Alexander Mackenzie Reaches the Pacific Ocean

More than a decade before Lewis and Clark, Alexander Mackenzie reaches the Pacific Ocean, becoming the first Euro-American to complete a transcontinental crossing north of Mexico.

A young Scotsman engaged in the fur trade out of Montreal, Mackenzie made his epic journey across the continent without any of the governmental financial backing and support given to Meriwether Lewis and William Clark. In 1787, he was assigned to the British North West Company’s fur trading post in what is now northern Alberta. Two years later, he led a small expedition north to the Great Slave Lake where he discovered the westward flowing river that now bears his name. To Mackenzie’s disappointment, he discovered that the river soon turned north and led to the Arctic Ocean rather than the Pacific.

The following year, he tried to reach the Pacific again. This time, he followed the Peace River west accompanied by a party of nine men. In June 1793, the expedition crossed the Continental Divide over an easily portaged pass of 3,000 feet. From there, they moved south down the Fraser River, which Mackenzie hoped was a tributary of the Columbia River. The Fraser River eventually proved impassable, however, and the expedition struck out overland to the west.

On this day in 1793, Mackenzie reached the Pacific Ocean across from what is today called Vancouver Island. Using a paint he concocted from grease and vermilion, he wrote on a rock: “Alexander Mackenzie, from Canada, by land, the twenty-second of July, one thousand seven hundred and ninety-three.” With this inscription, Great Britain staked its first tenuous claim on the northwest.

Aside from the Spanish explorers who had previously crossed the comparatively narrow Mexican land mass, Mackenzie was the first Euro-American to cross the North American continent to reach the Pacific Ocean.
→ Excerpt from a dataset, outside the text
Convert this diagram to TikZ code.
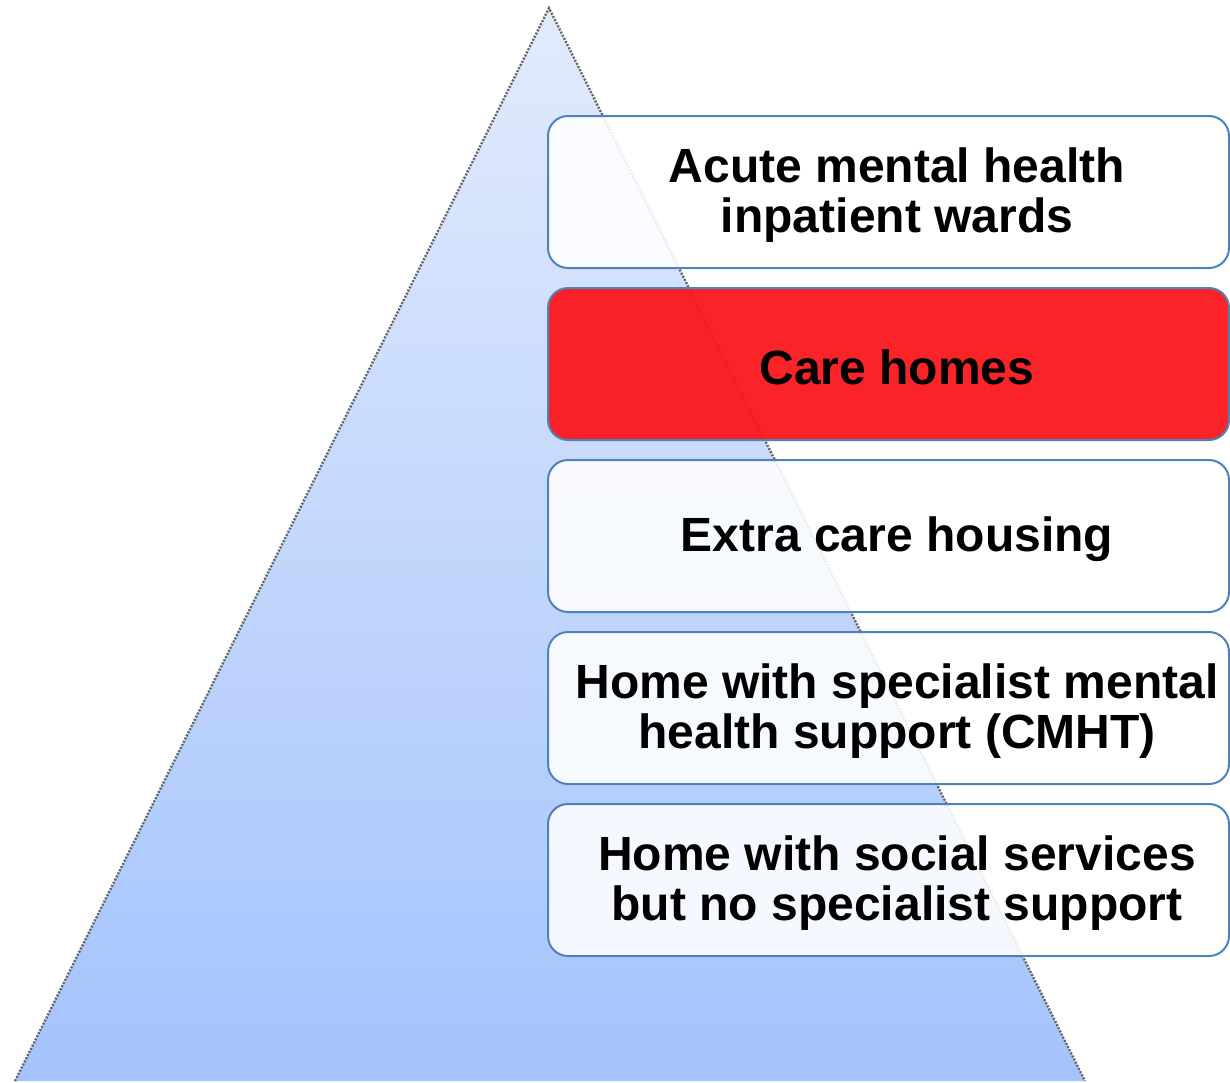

Yet, he considered his achievement to be “at least in part a failure” because he had failed to find a passable commercial route. Mackenzie later returned to Scotland and never returned to Canada. Twelve years later, the discoveries he made on his “failed” voyage played a key role in President Thomas Jefferson’s decision to send Lewis and Clark on their two-year journey to the Pacific.